Japanese equities lagged as the stronger Japanese yen weighed on Japanese exporters. However, it is important to remember that the Japanese equity market has had a great run and made multi-year highs earlier last week, so an element of profit-taking was likely a factor here.
The Bank of Japan (BOJ) meeting was a central focus for Asian equity markets. BOJ Governor Haruhiko Kuroda Kept policy unchanged, while his speech on the deadline for achieving 2% inflation in FY19, if anything, was more dovish than some had expected.

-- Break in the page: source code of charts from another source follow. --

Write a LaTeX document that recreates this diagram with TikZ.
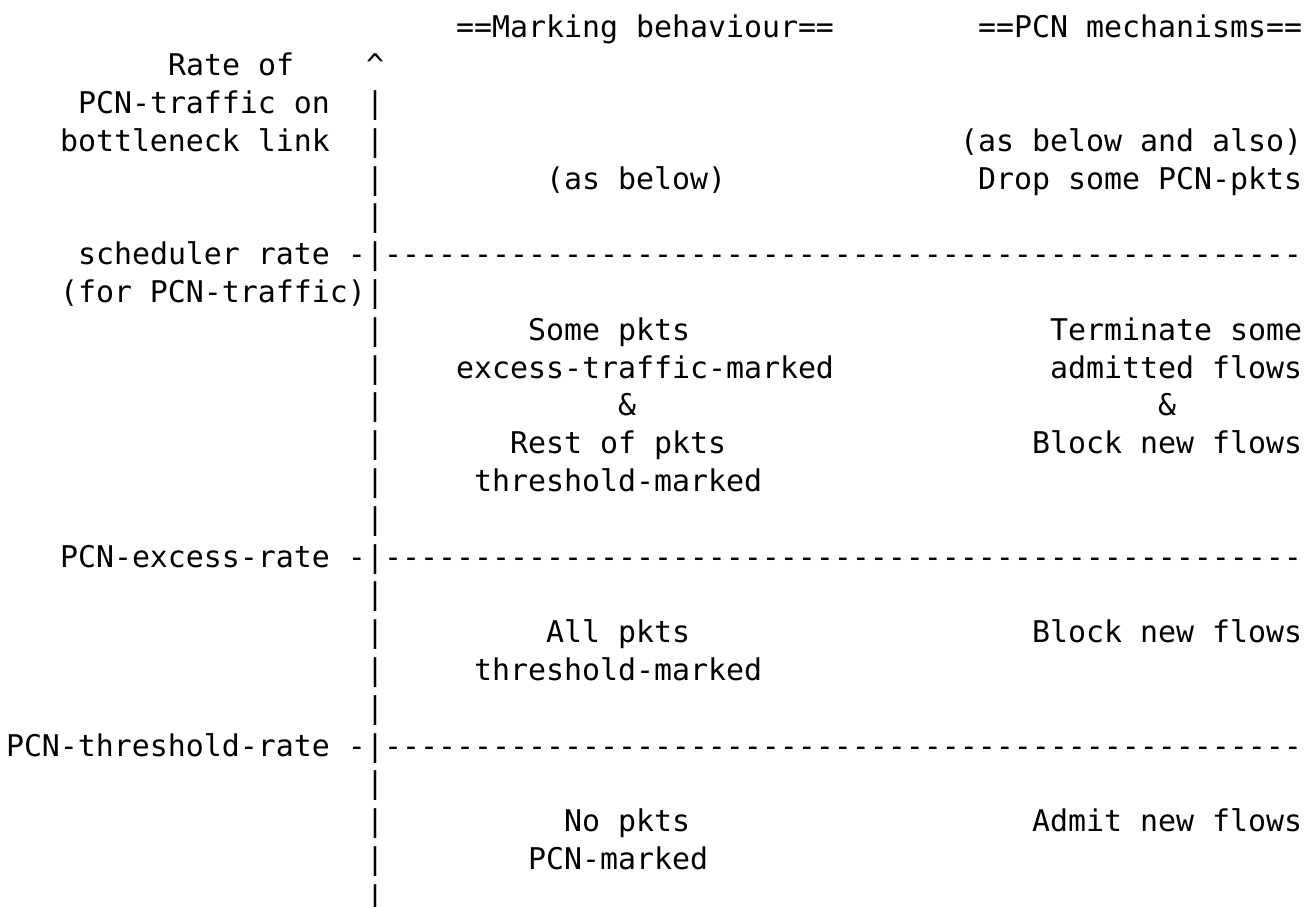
\documentclass[tikz,border=0pt]{standalone}
\usepackage{fontspec}
\setmonofont{DejaVu Sans Mono}
\newcommand\putline[4]{\node[mono] (#1) at ({6+18*(#2)},{869-37.8*((#3)-1)}) {#4};}
\newcommand\dashrow{---------------------------------------------------}
\begin{document}
\begin{tikzpicture}[x=1pt,y=1pt,
  mono/.style={anchor=base west, inner sep=0pt, outer sep=0pt, text=black,
    font=\ttfamily\fontsize{29.9}{36}\selectfont}]
\useasboundingbox (0,0) rectangle (1307,907);
% headings
\putline{hmark}{25}{1}{==Marking behaviour==}
\putline{hpcn}{54}{1}{==PCN mechanisms==}
% axis
\putline{caret}{20}{2}{\textasciicircum}
\foreach \k in {3,...,24} {\putline{bar\k}{20}{\k}{|}}
% axis labels
\putline{yl1}{9}{2}{Rate of}
\putline{yl2}{4}{3}{PCN-traffic on}
\putline{yl3}{3}{4}{bottleneck link}
% top region
\putline{alsoa}{53}{4}{(as below and also)}
\putline{asbelow}{30}{5}{(as below)}
\putline{drop}{54}{5}{Drop some PCN-pkts}
% scheduler rate
\putline{sched}{4}{7}{scheduler rate -}
\putline{schedd}{21}{7}{\dashrow}
\putline{schedb}{3}{8}{(for PCN-traffic)}
% excess region
\putline{m1}{29}{9}{Some pkts}
\putline{m2}{25}{10}{excess-traffic-marked}
\putline{m3}{34}{11}{\&}
\putline{m4}{28}{12}{Rest of pkts}
\putline{m5}{26}{13}{threshold-marked}
\putline{p1}{58}{9}{Terminate some}
\putline{p2}{58}{10}{admitted flows}
\putline{p3}{64}{11}{\&}
\putline{p4}{57}{12}{Block new flows}
% PCN-excess-rate
\putline{exc}{3}{15}{PCN-excess-rate -}
\putline{excd}{21}{15}{\dashrow}
% threshold region
\putline{t1}{30}{17}{All pkts}
\putline{t2}{26}{18}{threshold-marked}
\putline{tp}{57}{17}{Block new flows}
% PCN-threshold-rate
\putline{thr}{0}{20}{PCN-threshold-rate -}
\putline{thrd}{21}{20}{\dashrow}
% lowest region
\putline{n1}{31}{22}{No pkts}
\putline{n2}{29}{23}{PCN-marked}
\putline{np}{57}{22}{Admit new flows}
\end{tikzpicture}
\end{document}
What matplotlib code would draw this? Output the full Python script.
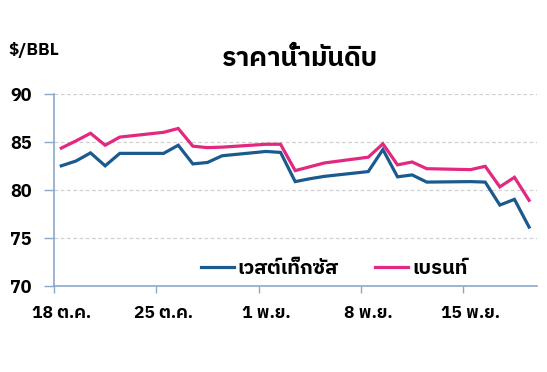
import matplotlib
matplotlib.use("Agg")
import matplotlib.pyplot as plt
import numpy as np
import pandas as pd

# ---- data ----
dates = ["2021-10-18", "2021-10-19", "2021-10-20", "2021-10-21", "2021-10-22",
         "2021-10-25", "2021-10-26", "2021-10-27", "2021-10-28", "2021-10-29",
         "2021-11-01", "2021-11-02", "2021-11-03", "2021-11-04", "2021-11-05",
         "2021-11-08", "2021-11-09", "2021-11-10", "2021-11-11", "2021-11-12",
         "2021-11-15", "2021-11-16", "2021-11-17", "2021-11-18", "2021-11-19"]
wti = [82.5, 83.0, 83.85, 82.5, 83.8,
       83.8, 84.65, 82.7, 82.85, 83.55,
       84.0, 83.9, 80.85, 81.15, 81.4,
       81.9, 84.2, 81.35, 81.55, 80.8,
       80.85, 80.8, 78.4, 79.0, 76.1]
brent = [84.35, 85.1, 85.9, 84.65, 85.5,
         86.0, 86.4, 84.55, 84.4, 84.45,
         84.75, 84.75, 82.0, 82.4, 82.8,
         83.4, 84.8, 82.6, 82.9, 82.2,
         82.1, 82.45, 80.3, 81.3, 78.9]
tick_dates = ["2021-10-18", "2021-10-25", "2021-11-01", "2021-11-08", "2021-11-15"]
tick_labels = ["18 ต.ค.", "25 ต.ค.", "1 พ.ย.", "8 พ.ย.", "15 พ.ย."]
series_names = ["เวสต์เท็กซัส", "เบรนท์"]
title = "ราคาน้ำมันดิบ"
unit = "$/BBL"

FONT = ["IBM Plex Sans Thai", "DejaVu Sans"]
plt.rcParams["font.family"] = FONT

blue = "#1b5a8e"
pink = "#e2287f"
spine_c = "#8ba8c6"

x = pd.to_datetime(dates) + pd.Timedelta(hours=12)

fig = plt.figure(figsize=(5.47, 3.72), dpi=100)
ax = fig.add_axes([0.0987, 0.2325, 0.8830, 0.5148])

ax.plot(x, wti, color=blue, lw=2.3, label=series_names[0], solid_joinstyle="miter")
ax.plot(x, brent, color=pink, lw=2.3, label=series_names[1], solid_joinstyle="miter")

ax.set_ylim(70, 90)
ax.set_yticks([70, 75, 80, 85, 90])
ax.set_xlim(pd.Timestamp("2021-10-18"), pd.Timestamp("2021-11-20 01:00"))

for v in [75, 80, 85, 90]:
    ax.axhline(v, color="#d0d0d0", lw=0.9, ls=(0, (3, 2)), zorder=0)

td = pd.to_datetime(tick_dates)
ax.set_xticks(td)
ax.set_xticklabels([""] * len(td))
ax.set_xticks(td + pd.Timedelta(hours=12), minor=True)
ax.set_xticklabels(tick_labels, minor=True, fontweight="bold", fontsize=12.5)
ax.tick_params(axis="x", which="minor", length=0, pad=15)
ax.tick_params(axis="x", which="major", length=5, width=1, color=spine_c, direction="out")
ax.tick_params(axis="y", length=7, width=1, color=spine_c, direction="out", pad=9)
for lab in ax.get_yticklabels():
    lab.set_fontweight("bold")
    lab.set_fontsize(13)

for s in ["top", "right"]:
    ax.spines[s].set_visible(False)
for s in ["left", "bottom"]:
    ax.spines[s].set_color(spine_c)
    ax.spines[s].set_linewidth(1.2)

leg = ax.legend(loc="lower center", bbox_to_anchor=(0.58, -0.055), ncol=2, frameon=False,
                handlelength=1.65, handletextpad=0.2, columnspacing=1.8,
                prop={"family": FONT, "weight": "bold", "size": 14.5})

fig.text(8 / 547, 1 - 50 / 372, unit, fontweight="bold", fontsize=12.5, va="center", ha="left")
fig.text(300 / 547, 1 - 59 / 372, title, fontweight="bold", fontsize=19, va="center", ha="center")

fig.savefig("out.png", dpi=100)
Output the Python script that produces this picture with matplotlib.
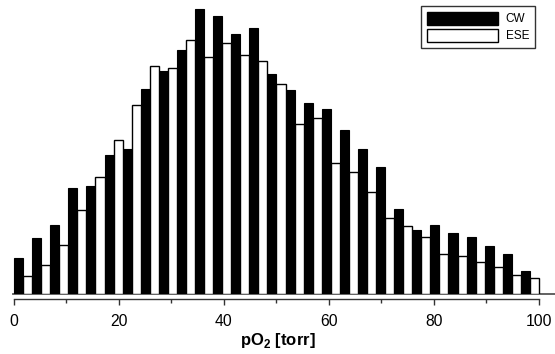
import numpy as np
import matplotlib
matplotlib.use("Agg")
import matplotlib.pyplot as plt
from matplotlib.patches import Patch

plt.rcParams['font.family'] = ['Liberation Sans', 'DejaVu Sans']
plt.rcParams['mathtext.fontset'] = 'custom'
plt.rcParams['mathtext.rm'] = 'Liberation Sans'
plt.rcParams['mathtext.bf'] = 'Liberation Sans:bold'

# pO2 histogram, 29 bins over 0-100 torr (arbitrary count units)
n_bins = 29
bin_edges_range = (0, 100)
cw = [36, 56, 69, 106, 108, 139, 145, 205, 223, 244, 285, 278, 260, 266, 220,
      204, 191, 185, 164, 145, 127, 85, 64, 69, 61, 57, 48, 40, 23]
ese = [18, 29, 49, 84, 117, 154, 189, 228, 226, 254, 237, 251, 239, 233, 210,
       170, 176, 131, 122, 102, 76, 68, 57, 40, 38, 32, 27, 19, 16]
xticks = [0, 20, 40, 60, 80, 100]

W, H = 555, 354
fig = plt.figure(figsize=(W / 100, H / 100), dpi=100)
px = 5.25  # pixels per torr
x0 = 14
left_lim = -x0 / px
right_lim = (W - x0) / px
ax = fig.add_axes([0, 1 - 294 / H, 1, 294 / H])
ax.set_xlim(left_lim, right_lim)
ax.set_ylim(0, 294)

w = (bin_edges_range[1] - bin_edges_range[0]) / n_bins
starts = bin_edges_range[0] + np.arange(n_bins) * w
ax.bar(starts, cw, width=w / 2, align='edge', color='black', edgecolor='black',
       linewidth=0.8, zorder=3)
ax.bar(starts + w / 2, ese, width=w / 2, align='edge', color='white',
       edgecolor='black', linewidth=1.0, zorder=3)

# baseline
ax.axhline(0, xmin=(-0.25 - left_lim) / (right_lim - left_lim), xmax=1,
           color='#555555', linewidth=1.3, zorder=2, clip_on=False)

for s in ['left', 'top', 'right']:
    ax.spines[s].set_visible(False)
ax.spines['bottom'].set_bounds(0, 100)
ax.spines['bottom'].set_position(('outward', 3.4))
ax.spines['bottom'].set_color('#333333')
ax.spines['bottom'].set_linewidth(1.0)
ax.set_yticks([])
ax.set_xticks(xticks)
ax.set_xticks(np.arange(10, 100, 20), minor=True)
ax.tick_params(axis='x', which='major', direction='out', length=4.3, width=1.0,
               color='#333333', labelsize=11.3, pad=6.5)
ax.tick_params(axis='x', which='minor', direction='out', length=2.6, width=1.0,
               color='#333333')
ax.set_xlabel(r'pO$_\mathbf{2}$ [torr]', fontsize=12, fontweight='bold', labelpad=2)

handles = [Patch(facecolor='black', edgecolor='black', label='CW'),
           Patch(facecolor='white', edgecolor='black', linewidth=1.0, label='ESE')]
leg = ax.legend(handles=handles, loc='upper right',
                bbox_to_anchor=(535 / W, 1 - 6 / H), bbox_transform=fig.transFigure,
                borderaxespad=0, frameon=True, fancybox=False, edgecolor='black',
                fontsize=8.5, handlelength=5.95, handleheight=1.32, handletextpad=0.68,
                borderpad=0.5, labelspacing=0.3)
leg.get_frame().set_linewidth(1.0)

fig.savefig('out.png', dpi=100)
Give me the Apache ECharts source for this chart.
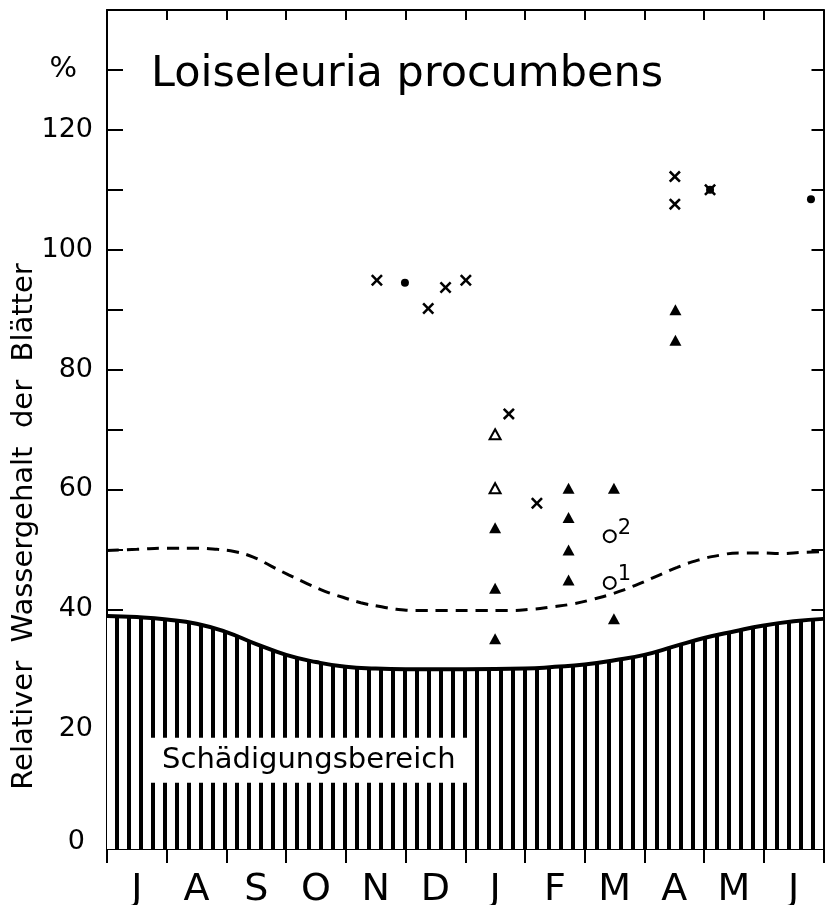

In macro data, Japanese core consumer price inflation showed an increase in line with the consensus at 0.9%.
Week Ahead
Monetary Policy
The highlight of the week will be the US Federal Reserve (Fed) monetary policy meeting on Wednesday (January 31), which will be US Fed Chair Janet Yellen’s last Federal Open Market Committee (FOMC) meeting.
In Europe, the following data releases will be published: Spanish GDP, French GDP, eurozone GDP, and eurozone CPI. It’s also the start of earnings season in Europe, with a lot of companies reporting fourth-quarter earnings.
In the United States, the January monthly employment report, including nonfarm payrolls data, is due out on Friday (February 2).
In Asia, Japanese industrial production figures will be released.
US President Donald Trump is set to deliver his first State of the Union address to US Congress on Tuesday (January 30).
The noise around Brexit negotiations is likely to pick up as UK Prime Minister Theresa May comes under renewed pressure from Eurosceptic backbenchers in her own Conservative party.
In Germany, focus remains on the coalition negotiations between the CDU and SPD.